Over 200,000 Serbs were driven out of Kosovo during that period of benevolent Albanian autonomy.

It was due to Tito’s hatred for Serbia’s Orthodox Christians thatencouraged illegal Albanian Muslims to cross into Christian Kosovo. It is also interesting that Mr. Perkins praises communist dictator Tito.

Serbs were the 75% majority until first decimated by 500 years under Turkish oppression, followed by Hitler’s gestapo. Today, the Serbian people are a 10% minority.

In view of this, who is being ethnically cleansed?

Stella L. Jatras

Sterling, Virginia, USA

 

 

Mr Perkins’ letter:

Subject: Letters to the Editor

The Independent, 5 January 1999

Serbia’s lost war

Sir: Dr Michael Pravica, in his justification for repression in Kosovo (letter, 29 December), fails to recognise that this is a situation brought about by Serb nationalism.

It would have been possible to retain the autonomy allowed by Tito and to respect Albanian culture and language and to treat Kosovan Albanians as equal citizens in Yugoslavia. Then the present situation might not have arisen.

However, we are where we are. Serbia may be able to maintain, for a time and at great cost, control in the urban areas and the main roads. But I doubt if there is any going back. Kosovo is effectively lost to Serbia – which has never had more than a tenuous grip on much of the countryside.

Dr Pravica’s solution is for the West to step back and allow Serbia to “combat Albanian terrorism” and at the same time to relax sanctions in the hope that the “irresponsible leaders who destroyed Yugoslavia” may be replaced. I do not see how handing Milosevic a free hand will weaken his regime.

Internal opposition to the present Serbian regime is growing. There is reaction to the clampdowns in the media and in higher education. Vojvodina, which, like Kosovo, had autonomy withdrawn, is restive and has large Croat and Hungarian minorities.
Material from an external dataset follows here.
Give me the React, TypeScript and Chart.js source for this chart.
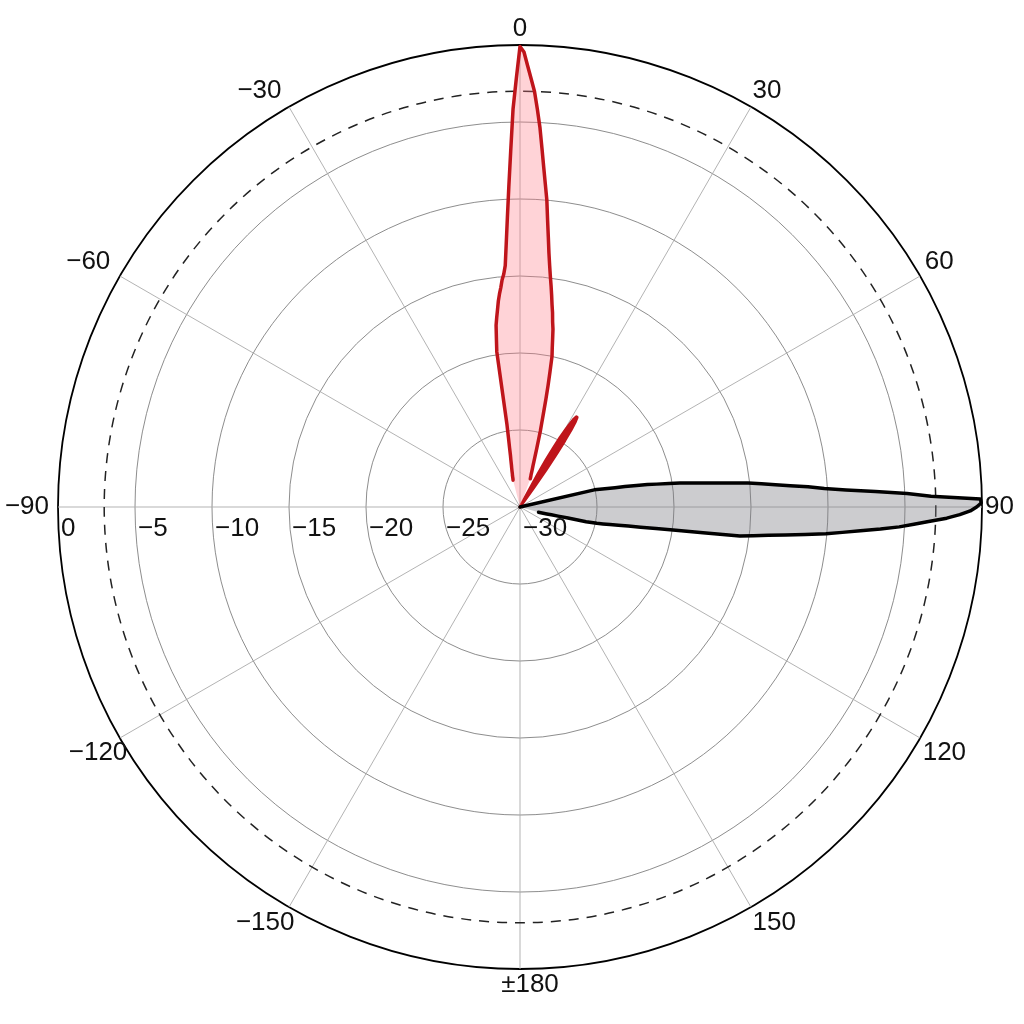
import { useEffect, useRef } from 'react';
import { Chart, registerables } from 'chart.js';

Chart.register(...registerables);

// Angular categories: every 0.5 degree, starting at -90 (left), clockwise
const FIRST_ANGLE = -90;
const ANGLE_STEP = 0.5;
const ANGLE_COUNT = 720;
const ANGLE_LABELS: string[] = Array.from({ length: ANGLE_COUNT }, (_, i) => String(FIRST_ANGLE + i * ANGLE_STEP));

// Radial axis (dB)
const R_MIN = -30;
const R_MAX = 0;
const RING_TICKS = [0, -5, -10, -15, -20, -25, -30];
const HALF_POWER_DB = -3;

// Spoke labels
const SPOKE_ANGLES = [-90, -60, -30, 0, 30, 60, 90, 120, 150, 180, 210, 240];
const SPOKE_LABELS = ['−90', '−60', '−30', '0', '30', '60', '90', '120', '150', '±180', '−150', '−120'];
const SPOKE_LABEL_NUDGE_X = [-6, -7, -6, 0, 0, 2, 0, 0, 0, 10, 7, 10];

// Red pattern: main lobe (starting at -14.5 deg, 0.5 deg steps)
const RED_MAIN_START = -14.5;
const RED_MAIN_DB = [
  -28.2, -28.1, -27.9, -27.8, -27.6, -27.4, -27.2, -26.9, -26.6, -26.1,
  -25.5, -24.6, -19.8, -19.0, -18.1, -17.6, -17.1, -16.55, -16.1, -15.7,
  -15.2, -14.85, -14.3, -12.9, -11.2, -9.2, -6.9, -4.15, -2.2, -0.1,
  -0.45, -1.36, -2.2, -3.0, -4.15, -5.3, -6.65, -7.9, -9.0, -10.0,
  -11.3, -12.4, -13.4, -14.2, -14.9, -15.5, -16.1, -16.7, -17.2, -17.8,
  -18.25, -18.9, -19.5, -20.0, -21.0, -21.9, -22.8, -23.65, -24.35, -24.9,
  -25.55, -26.1, -26.55, -26.9, -27.2, -27.4, -27.6, -27.8, -27.9, -28.05,
];
// Red pattern: side lobe (starting at 28 deg)
const RED_SIDE_START = 28;
const RED_SIDE_DB = [
  -30, -27.5, -26.5, -25.6, -24.8, -24.2, -23.7, -23.3, -23.1, -23.1,
  -23.4, -24.0, -24.8, -25.8, -27.0, -28.5, -30,
];
// Black pattern: lobe near 90 deg (starting at 76.5 deg)
const BLACK_START = 76.5;
const BLACK_DB = [
  -30, -25.05, -24.7, -24.2, -23.7, -23.06, -22.3, -21.6, -21.0, -20.2,
  -19.5, -18.8, -18.07, -17.2, -16.2, -15.1, -14.25, -13.35, -12.4, -11.25,
  -10.2, -8.8, -6.9, -4.85, -3.3, -0.1, -0.05, -0.35, -0.76, -1.44,
  -2.28, -3.36, -4.4, -5.34, -6.55, -7.84, -9.0, -10.06, -11.4, -12.66,
  -13.77, -14.73, -15.6, -18.0, -19.77, -21.06, -22.06, -22.86, -23.5, -24.05,
  -24.5, -24.9, -25.6, -26.8, -27.46, -27.9, -28.2, -28.44, -28.6, -28.75,
];

function buildSeries(lobes: { start: number; db: number[] }[]): (number | null)[] {
  const out: (number | null)[] = new Array(ANGLE_COUNT).fill(null);
  lobes.forEach(({ start, db }) => {
    const i0 = Math.round((start - FIRST_ANGLE) / ANGLE_STEP);
    db.forEach((v, k) => {
      out[(i0 + k) % ANGLE_COUNT] = v;
    });
  });
  return out;
}

const FONT = '26px "Liberation Sans", Arial, sans-serif';
const RED = '#bf151b';

const polarDecor = {
  id: 'polarDecor',
  beforeDatasetsDraw(chart: any) {
    const scale = chart.scales.r;
    const ctx = chart.ctx;
    ctx.save();
    ctx.beginPath();
    ctx.setLineDash([10, 8]);
    ctx.lineWidth = 1.5;
    ctx.strokeStyle = '#222';
    ctx.arc(scale.xCenter, scale.yCenter, scale.getDistanceFromCenterForValue(HALF_POWER_DB), 0, Math.PI * 2);
    ctx.stroke();
    ctx.restore();
  },
  afterDraw(chart: any) {
    const scale = chart.scales.r;
    const ctx = chart.ctx;
    ctx.save();
    ctx.font = FONT;
    ctx.fillStyle = '#111';
    // ring labels along the left horizontal axis
    ctx.textAlign = 'left';
    ctx.textBaseline = 'alphabetic';
    RING_TICKS.forEach((v) => {
      const r = scale.getDistanceFromCenterForValue(v);
      const label = v === 0 ? '0' : '−' + String(Math.abs(v));
      ctx.fillText(label, scale.xCenter - r + 3, scale.yCenter + 29);
    });
    // spoke labels
    SPOKE_ANGLES.forEach((a, j) => {
      const idx = Math.round((a - FIRST_ANGLE) / ANGLE_STEP) % ANGLE_COUNT;
      const p = scale.getPointPosition(idx, scale.drawingArea + 3);
      const deg = ((a % 360) + 360) % 360;
      let align: CanvasTextAlign = 'center';
      if (deg > 0 && deg < 180) align = 'left';
      else if (deg > 180) align = 'right';
      let base: CanvasTextBaseline = 'top';
      if (deg === 90 || deg === 270) base = 'middle';
      else if (deg < 90 || deg > 270) base = 'bottom';
      ctx.textAlign = align;
      ctx.textBaseline = base;
      ctx.fillText(SPOKE_LABELS[j], p.x + SPOKE_LABEL_NUDGE_X[j], p.y);
    });
    ctx.restore();
  },
};

const lineStyle = {
  borderWidth: 3.5,
  fill: 'start',
  pointRadius: 0,
  pointHoverRadius: 0,
  spanGaps: false,
  tension: 0,
  borderJoinStyle: 'round',
  borderCapStyle: 'round',
};

export default function App() {
  const ref = useRef<HTMLCanvasElement | null>(null);
  useEffect(() => {
    if (!ref.current) return;
    const chart = new Chart(ref.current, {
      type: 'radar',
      data: {
        labels: ANGLE_LABELS,
        datasets: [
          {
            ...lineStyle,
            label: 'black',
            data: buildSeries([{ start: BLACK_START, db: BLACK_DB }]),
            borderColor: '#000000',
            backgroundColor: 'rgba(120,120,130,0.38)',
          } as any,
          {
            ...lineStyle,
            label: 'red main lobe',
            data: buildSeries([{ start: RED_MAIN_START, db: RED_MAIN_DB }]),
            borderColor: RED,
            backgroundColor: 'rgba(255,120,135,0.33)',
          } as any,
          {
            ...lineStyle,
            label: 'red side lobe',
            data: buildSeries([{ start: RED_SIDE_START, db: RED_SIDE_DB }]),
            borderColor: RED,
            backgroundColor: RED,
            borderWidth: 3,
          } as any,
        ],
      },
      options: {
        animation: false,
        responsive: false,
        devicePixelRatio: 1,
        layout: { padding: { left: 58, right: 42, top: 45, bottom: 55 } },
        plugins: { legend: { display: false }, tooltip: { enabled: false } },
        events: [],
        scales: {
          r: {
            min: R_MIN,
            max: R_MAX,
            startAngle: FIRST_ANGLE,
            ticks: { display: false, stepSize: 5 },
            pointLabels: { display: false },
            grid: {
              circular: true,
              color: (c: any) => (c.tick && c.tick.value === R_MAX ? '#000000' : '#808080'),
              lineWidth: (c: any) => (c.tick && c.tick.value === R_MAX ? 1.8 : 0.9),
            },
            angleLines: {
              display: true,
              color: '#aaaaaa',
              lineWidth: (c: any) => {
                const a = FIRST_ANGLE + c.index * ANGLE_STEP;
                return a % 30 === 0 ? 0.9 : 0;
              },
            },
          },
        },
      } as any,
      plugins: [polarDecor],
    });
    return () => chart.destroy();
  }, []);
  return (
    <canvas
      ref={ref}
      width={1024}
      height={1024}
      style={{ position: 'absolute', left: 0, top: 0, display: 'block' }}
    />
  );
}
Montenegro is taking an independent line.

Neighbouring successor states such as Croatia and Macedonia are seen to be, by comparison, increasingly prosperous and open societies.

Western governments have a variety of options, but these should not include allowing Serbia to use the methods seen at Vukovar and Srebrenica to suppress a legitimate desire for self-determination on the part of the Albanian majority.